[BEGIN Exercise material]

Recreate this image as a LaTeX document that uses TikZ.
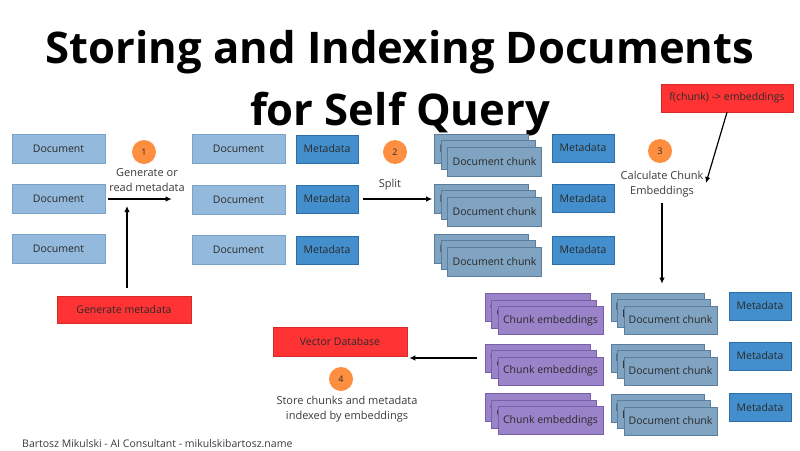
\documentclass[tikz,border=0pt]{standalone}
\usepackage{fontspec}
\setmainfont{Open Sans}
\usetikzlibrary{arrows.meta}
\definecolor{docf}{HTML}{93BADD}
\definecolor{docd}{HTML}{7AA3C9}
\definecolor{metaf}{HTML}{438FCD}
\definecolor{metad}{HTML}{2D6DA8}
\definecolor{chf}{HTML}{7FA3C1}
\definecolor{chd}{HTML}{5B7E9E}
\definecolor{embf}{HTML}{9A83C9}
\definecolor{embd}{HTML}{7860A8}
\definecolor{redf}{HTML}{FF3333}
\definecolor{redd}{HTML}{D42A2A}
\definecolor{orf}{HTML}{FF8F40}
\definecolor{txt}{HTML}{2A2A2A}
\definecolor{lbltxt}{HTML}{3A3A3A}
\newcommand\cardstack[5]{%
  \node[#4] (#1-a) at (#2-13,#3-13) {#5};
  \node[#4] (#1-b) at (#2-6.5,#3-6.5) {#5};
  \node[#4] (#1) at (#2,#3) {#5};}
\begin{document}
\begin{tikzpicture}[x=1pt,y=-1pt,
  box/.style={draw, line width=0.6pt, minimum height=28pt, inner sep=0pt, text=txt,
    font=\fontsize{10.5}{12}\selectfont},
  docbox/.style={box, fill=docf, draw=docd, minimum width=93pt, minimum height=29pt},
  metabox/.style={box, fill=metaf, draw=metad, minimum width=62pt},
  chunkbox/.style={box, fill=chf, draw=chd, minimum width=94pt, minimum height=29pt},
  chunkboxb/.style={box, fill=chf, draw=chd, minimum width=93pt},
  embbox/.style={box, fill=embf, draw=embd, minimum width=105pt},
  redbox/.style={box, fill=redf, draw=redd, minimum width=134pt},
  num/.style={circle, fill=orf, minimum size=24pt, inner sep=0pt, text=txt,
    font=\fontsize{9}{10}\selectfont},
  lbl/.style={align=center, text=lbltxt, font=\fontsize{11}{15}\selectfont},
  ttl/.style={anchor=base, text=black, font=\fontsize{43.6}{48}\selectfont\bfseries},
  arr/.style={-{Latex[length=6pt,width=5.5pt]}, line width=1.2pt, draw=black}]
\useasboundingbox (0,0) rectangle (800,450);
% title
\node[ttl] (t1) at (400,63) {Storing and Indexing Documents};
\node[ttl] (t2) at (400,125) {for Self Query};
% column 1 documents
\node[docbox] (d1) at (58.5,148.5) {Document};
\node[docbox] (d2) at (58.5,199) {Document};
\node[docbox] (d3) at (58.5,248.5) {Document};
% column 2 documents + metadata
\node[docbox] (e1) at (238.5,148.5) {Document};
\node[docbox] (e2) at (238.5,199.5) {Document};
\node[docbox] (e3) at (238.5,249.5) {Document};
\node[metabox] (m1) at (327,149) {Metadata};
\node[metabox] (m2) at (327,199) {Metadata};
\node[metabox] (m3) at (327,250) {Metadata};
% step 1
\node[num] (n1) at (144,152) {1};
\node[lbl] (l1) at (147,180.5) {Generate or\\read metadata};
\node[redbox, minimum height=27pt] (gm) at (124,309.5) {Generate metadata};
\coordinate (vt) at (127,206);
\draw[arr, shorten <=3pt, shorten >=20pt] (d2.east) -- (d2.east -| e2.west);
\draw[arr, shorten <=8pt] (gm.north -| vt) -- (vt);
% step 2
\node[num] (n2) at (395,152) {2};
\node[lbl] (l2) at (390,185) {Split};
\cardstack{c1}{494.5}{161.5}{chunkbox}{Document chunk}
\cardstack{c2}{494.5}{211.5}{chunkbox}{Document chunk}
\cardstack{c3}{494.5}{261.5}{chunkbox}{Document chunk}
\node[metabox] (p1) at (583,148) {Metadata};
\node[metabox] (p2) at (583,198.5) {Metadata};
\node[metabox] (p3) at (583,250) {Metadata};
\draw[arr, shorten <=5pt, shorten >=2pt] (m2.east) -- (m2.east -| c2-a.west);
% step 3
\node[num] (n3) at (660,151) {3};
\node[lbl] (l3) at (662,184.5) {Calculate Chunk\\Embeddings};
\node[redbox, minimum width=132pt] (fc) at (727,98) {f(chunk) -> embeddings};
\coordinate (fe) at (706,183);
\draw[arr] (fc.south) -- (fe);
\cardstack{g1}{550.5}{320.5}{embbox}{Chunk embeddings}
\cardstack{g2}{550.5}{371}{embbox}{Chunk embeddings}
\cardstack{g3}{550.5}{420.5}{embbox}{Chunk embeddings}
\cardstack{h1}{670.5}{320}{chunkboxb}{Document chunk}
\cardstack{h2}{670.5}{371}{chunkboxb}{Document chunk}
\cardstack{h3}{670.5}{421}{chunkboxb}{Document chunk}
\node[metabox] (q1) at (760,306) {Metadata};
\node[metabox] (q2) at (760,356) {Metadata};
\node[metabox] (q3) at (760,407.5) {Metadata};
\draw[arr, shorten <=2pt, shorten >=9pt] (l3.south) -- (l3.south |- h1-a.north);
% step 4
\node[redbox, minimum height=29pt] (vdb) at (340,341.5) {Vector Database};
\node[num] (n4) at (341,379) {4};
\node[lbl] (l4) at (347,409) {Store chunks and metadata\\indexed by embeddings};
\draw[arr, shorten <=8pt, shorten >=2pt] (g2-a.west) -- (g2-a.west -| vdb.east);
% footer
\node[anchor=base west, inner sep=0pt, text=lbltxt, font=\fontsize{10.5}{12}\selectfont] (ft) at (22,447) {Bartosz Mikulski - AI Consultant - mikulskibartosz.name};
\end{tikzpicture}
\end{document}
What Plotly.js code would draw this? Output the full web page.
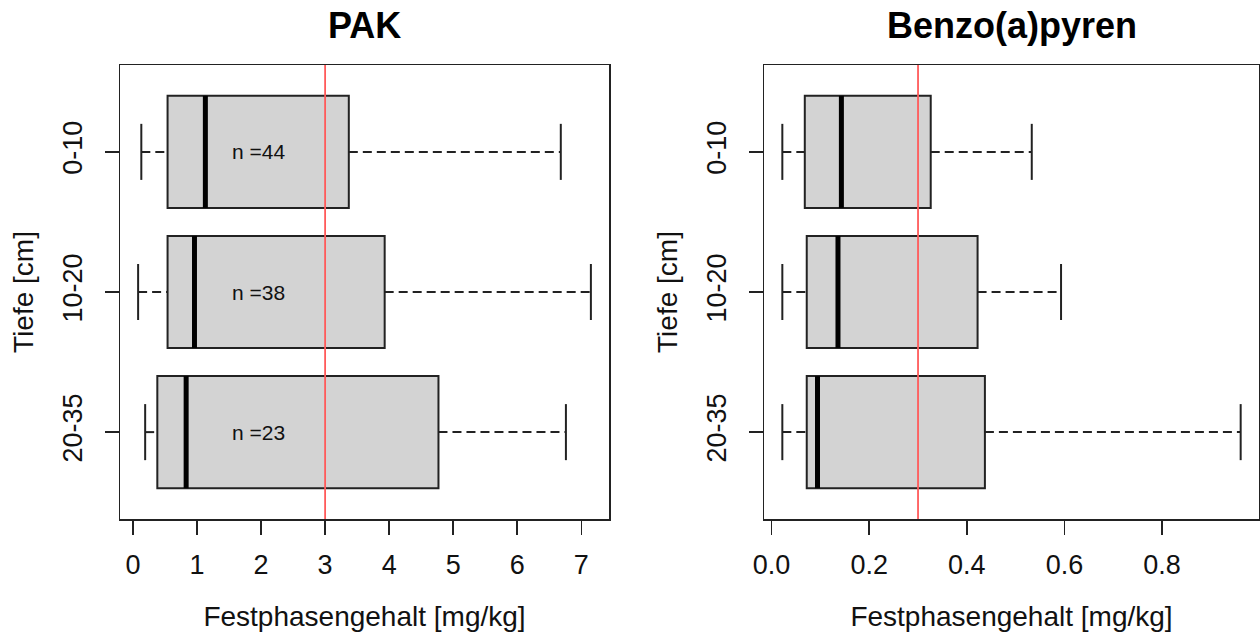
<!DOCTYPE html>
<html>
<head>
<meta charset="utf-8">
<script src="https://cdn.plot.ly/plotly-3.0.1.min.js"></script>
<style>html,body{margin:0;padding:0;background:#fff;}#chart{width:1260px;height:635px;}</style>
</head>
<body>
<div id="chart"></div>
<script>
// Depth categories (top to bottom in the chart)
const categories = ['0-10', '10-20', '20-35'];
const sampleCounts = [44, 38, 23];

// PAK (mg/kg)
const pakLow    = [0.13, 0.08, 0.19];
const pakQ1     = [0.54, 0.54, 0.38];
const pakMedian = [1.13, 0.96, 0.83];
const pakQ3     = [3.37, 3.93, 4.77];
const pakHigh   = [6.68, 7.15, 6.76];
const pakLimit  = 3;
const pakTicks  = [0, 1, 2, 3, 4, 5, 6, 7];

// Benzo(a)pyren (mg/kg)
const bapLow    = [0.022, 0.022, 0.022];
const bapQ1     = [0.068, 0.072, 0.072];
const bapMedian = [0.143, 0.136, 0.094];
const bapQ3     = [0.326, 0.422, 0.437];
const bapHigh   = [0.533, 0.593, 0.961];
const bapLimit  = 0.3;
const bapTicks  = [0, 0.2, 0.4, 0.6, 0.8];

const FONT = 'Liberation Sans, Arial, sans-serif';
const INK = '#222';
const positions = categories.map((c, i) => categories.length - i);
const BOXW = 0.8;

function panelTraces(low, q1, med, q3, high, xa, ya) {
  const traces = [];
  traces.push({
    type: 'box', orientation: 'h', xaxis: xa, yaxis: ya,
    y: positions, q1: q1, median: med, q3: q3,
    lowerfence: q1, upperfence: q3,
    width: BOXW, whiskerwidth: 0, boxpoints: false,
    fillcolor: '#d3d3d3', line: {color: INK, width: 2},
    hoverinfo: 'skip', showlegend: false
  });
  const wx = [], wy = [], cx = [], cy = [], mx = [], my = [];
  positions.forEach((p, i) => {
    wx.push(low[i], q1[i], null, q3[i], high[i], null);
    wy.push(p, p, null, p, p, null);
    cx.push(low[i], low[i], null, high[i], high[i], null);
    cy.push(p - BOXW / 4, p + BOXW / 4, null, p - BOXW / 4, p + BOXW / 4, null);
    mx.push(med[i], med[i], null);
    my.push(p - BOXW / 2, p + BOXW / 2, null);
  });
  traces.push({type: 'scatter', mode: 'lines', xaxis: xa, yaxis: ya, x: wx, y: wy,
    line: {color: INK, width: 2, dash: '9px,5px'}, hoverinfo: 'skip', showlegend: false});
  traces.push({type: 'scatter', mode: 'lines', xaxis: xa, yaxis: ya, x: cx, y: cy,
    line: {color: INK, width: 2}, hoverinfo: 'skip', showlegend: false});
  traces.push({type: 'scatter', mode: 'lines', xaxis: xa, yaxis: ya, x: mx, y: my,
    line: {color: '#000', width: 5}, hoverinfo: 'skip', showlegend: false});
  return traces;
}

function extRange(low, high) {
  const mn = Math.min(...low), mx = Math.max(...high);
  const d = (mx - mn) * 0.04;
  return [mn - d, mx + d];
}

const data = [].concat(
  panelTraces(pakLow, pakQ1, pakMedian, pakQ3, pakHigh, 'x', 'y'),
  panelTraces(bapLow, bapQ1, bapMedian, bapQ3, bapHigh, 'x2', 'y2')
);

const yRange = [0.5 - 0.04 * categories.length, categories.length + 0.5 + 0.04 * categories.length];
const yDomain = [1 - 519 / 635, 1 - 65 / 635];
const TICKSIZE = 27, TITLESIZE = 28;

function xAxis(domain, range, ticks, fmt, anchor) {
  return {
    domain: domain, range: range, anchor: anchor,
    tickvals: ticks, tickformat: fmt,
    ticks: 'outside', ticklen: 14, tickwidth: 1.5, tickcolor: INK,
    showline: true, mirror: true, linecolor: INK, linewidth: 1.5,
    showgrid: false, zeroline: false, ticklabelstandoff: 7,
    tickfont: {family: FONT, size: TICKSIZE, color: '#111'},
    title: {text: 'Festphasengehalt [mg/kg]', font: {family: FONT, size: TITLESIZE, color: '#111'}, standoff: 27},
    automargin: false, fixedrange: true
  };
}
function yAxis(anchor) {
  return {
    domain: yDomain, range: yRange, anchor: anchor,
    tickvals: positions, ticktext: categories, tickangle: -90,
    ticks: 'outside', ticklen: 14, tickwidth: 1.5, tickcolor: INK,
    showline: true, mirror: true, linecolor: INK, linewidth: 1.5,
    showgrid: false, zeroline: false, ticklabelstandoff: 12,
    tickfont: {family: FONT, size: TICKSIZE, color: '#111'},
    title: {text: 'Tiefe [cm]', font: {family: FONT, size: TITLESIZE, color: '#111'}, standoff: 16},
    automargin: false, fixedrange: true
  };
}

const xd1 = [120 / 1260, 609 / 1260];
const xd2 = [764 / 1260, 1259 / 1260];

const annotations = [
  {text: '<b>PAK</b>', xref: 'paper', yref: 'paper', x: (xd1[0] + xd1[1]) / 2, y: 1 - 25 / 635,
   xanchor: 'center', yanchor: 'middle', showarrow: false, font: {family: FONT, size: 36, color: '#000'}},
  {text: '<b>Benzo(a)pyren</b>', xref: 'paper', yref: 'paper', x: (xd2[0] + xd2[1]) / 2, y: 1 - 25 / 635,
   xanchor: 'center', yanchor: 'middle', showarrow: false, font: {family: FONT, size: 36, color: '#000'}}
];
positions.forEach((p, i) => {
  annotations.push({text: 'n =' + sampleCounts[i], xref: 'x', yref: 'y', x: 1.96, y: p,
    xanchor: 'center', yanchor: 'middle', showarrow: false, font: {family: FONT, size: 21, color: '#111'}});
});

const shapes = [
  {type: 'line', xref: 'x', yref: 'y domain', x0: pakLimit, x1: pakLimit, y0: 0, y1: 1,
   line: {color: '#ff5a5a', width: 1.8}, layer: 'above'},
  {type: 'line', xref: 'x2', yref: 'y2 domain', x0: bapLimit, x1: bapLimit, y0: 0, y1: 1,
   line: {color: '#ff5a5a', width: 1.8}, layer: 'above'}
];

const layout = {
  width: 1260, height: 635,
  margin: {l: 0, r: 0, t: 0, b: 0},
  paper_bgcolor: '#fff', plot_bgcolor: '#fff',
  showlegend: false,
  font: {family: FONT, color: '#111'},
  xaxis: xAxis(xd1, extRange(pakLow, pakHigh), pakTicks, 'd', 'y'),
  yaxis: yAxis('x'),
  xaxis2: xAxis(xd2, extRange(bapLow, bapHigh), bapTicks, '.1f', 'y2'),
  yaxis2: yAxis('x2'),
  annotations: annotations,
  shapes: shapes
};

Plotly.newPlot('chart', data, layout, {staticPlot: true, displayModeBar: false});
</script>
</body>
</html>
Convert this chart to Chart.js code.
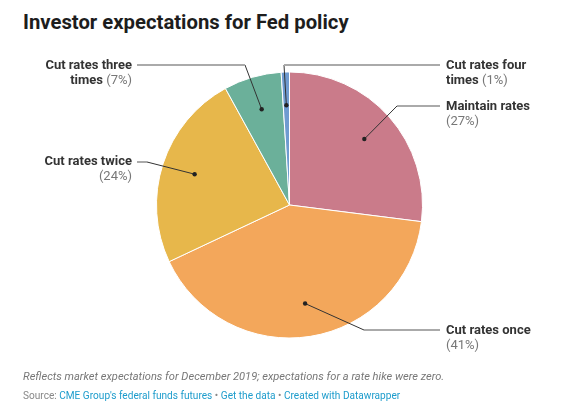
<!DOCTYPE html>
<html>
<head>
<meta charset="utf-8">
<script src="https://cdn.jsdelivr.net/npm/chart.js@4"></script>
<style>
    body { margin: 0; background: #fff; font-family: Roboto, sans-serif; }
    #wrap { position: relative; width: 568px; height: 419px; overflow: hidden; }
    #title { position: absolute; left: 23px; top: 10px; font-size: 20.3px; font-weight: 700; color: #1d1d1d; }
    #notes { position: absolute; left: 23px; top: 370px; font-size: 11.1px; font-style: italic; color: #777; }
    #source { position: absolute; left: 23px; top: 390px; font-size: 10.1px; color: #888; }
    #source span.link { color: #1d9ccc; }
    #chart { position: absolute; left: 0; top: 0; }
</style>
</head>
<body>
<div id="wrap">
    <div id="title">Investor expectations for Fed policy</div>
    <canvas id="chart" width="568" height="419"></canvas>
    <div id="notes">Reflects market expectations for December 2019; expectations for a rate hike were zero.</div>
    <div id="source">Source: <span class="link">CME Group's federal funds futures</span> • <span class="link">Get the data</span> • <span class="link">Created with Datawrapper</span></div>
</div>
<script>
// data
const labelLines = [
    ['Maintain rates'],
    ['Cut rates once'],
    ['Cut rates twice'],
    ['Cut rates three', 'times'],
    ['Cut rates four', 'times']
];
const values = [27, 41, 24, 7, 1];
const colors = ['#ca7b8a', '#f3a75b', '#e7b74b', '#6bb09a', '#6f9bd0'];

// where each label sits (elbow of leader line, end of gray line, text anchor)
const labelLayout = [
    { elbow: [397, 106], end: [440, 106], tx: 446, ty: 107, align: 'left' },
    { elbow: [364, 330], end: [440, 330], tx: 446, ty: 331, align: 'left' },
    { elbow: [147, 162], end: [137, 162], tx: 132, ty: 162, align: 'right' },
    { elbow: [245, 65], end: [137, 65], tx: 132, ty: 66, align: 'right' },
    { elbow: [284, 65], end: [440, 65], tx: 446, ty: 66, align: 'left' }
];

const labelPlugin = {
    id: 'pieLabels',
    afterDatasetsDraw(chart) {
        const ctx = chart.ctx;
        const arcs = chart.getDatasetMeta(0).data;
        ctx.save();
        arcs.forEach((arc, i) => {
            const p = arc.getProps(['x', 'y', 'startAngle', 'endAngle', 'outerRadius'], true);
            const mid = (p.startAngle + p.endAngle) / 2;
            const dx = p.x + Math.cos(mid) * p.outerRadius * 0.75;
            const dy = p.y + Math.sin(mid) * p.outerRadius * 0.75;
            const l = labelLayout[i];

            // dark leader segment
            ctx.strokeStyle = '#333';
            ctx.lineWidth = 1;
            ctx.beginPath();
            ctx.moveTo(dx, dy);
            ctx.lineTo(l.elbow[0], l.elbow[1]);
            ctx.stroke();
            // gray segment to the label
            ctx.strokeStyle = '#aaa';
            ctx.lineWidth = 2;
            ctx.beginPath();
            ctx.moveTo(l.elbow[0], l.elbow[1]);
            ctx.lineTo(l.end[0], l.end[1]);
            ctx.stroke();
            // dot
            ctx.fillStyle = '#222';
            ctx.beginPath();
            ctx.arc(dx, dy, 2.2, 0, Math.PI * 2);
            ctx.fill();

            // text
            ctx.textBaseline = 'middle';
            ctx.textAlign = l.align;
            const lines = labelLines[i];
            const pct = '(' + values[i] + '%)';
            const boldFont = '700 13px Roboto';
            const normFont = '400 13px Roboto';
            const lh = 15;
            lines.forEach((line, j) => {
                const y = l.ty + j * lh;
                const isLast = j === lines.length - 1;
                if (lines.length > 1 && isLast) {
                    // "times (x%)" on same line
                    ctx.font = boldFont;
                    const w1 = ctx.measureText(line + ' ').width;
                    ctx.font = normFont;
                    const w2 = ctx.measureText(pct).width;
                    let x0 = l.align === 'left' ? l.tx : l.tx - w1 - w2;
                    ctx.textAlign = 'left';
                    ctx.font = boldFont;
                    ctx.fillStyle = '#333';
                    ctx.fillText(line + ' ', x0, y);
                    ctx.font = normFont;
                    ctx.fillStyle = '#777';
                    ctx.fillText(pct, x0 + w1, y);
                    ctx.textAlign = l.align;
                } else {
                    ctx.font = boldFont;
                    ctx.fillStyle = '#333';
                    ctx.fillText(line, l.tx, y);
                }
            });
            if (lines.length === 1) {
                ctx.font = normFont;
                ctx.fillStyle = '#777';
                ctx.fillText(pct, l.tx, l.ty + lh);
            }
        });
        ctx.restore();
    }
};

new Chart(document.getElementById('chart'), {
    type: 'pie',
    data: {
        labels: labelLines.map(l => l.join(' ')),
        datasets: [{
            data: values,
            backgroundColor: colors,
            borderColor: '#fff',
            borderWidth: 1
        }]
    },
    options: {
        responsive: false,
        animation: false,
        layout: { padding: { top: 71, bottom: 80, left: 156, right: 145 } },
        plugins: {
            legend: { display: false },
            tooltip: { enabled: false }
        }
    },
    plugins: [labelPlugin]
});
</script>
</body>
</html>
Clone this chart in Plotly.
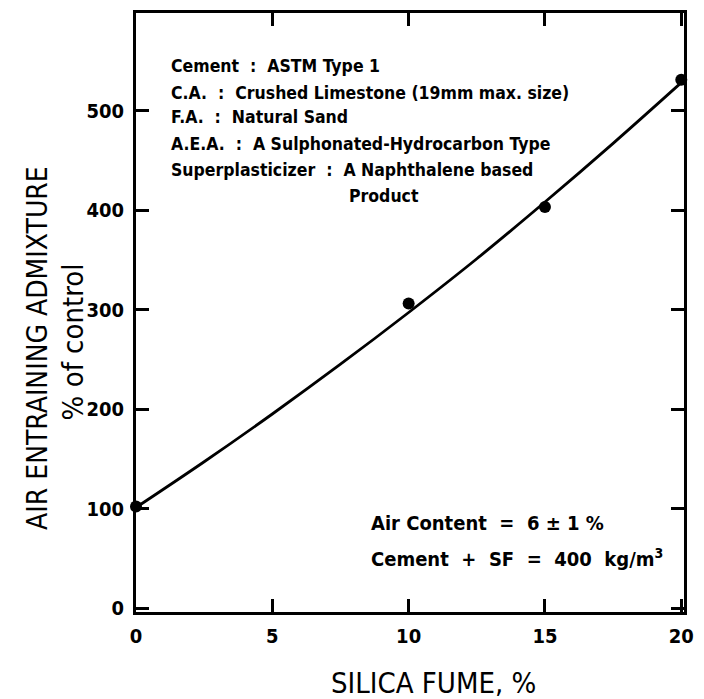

[END Exercise material]

Aim of the exercise:
Start at the line that contains "What Plotly.js code", stop at the line that contains "const BOXW = 0.8;", and reproduce each line in that stretch exactly. Pictures are excluded.

Response for this exercise:
What Plotly.js code would draw this? Output the full web page.
<!DOCTYPE html>
<html>
<head>
<meta charset="utf-8">
<script src="https://cdn.plot.ly/plotly-3.0.1.min.js"></script>
<style>html,body{margin:0;padding:0;background:#fff;}#chart{width:1260px;height:635px;}</style>
</head>
<body>
<div id="chart"></div>
<script>
// Depth categories (top to bottom in the chart)
const categories = ['0-10', '10-20', '20-35'];
const sampleCounts = [44, 38, 23];

// PAK (mg/kg)
const pakLow    = [0.13, 0.08, 0.19];
const pakQ1     = [0.54, 0.54, 0.38];
const pakMedian = [1.13, 0.96, 0.83];
const pakQ3     = [3.37, 3.93, 4.77];
const pakHigh   = [6.68, 7.15, 6.76];
const pakLimit  = 3;
const pakTicks  = [0, 1, 2, 3, 4, 5, 6, 7];

// Benzo(a)pyren (mg/kg)
const bapLow    = [0.022, 0.022, 0.022];
const bapQ1     = [0.068, 0.072, 0.072];
const bapMedian = [0.143, 0.136, 0.094];
const bapQ3     = [0.326, 0.422, 0.437];
const bapHigh   = [0.533, 0.593, 0.961];
const bapLimit  = 0.3;
const bapTicks  = [0, 0.2, 0.4, 0.6, 0.8];

const FONT = 'Liberation Sans, Arial, sans-serif';
const INK = '#222';
const positions = categories.map((c, i) => categories.length - i);
const BOXW = 0.8;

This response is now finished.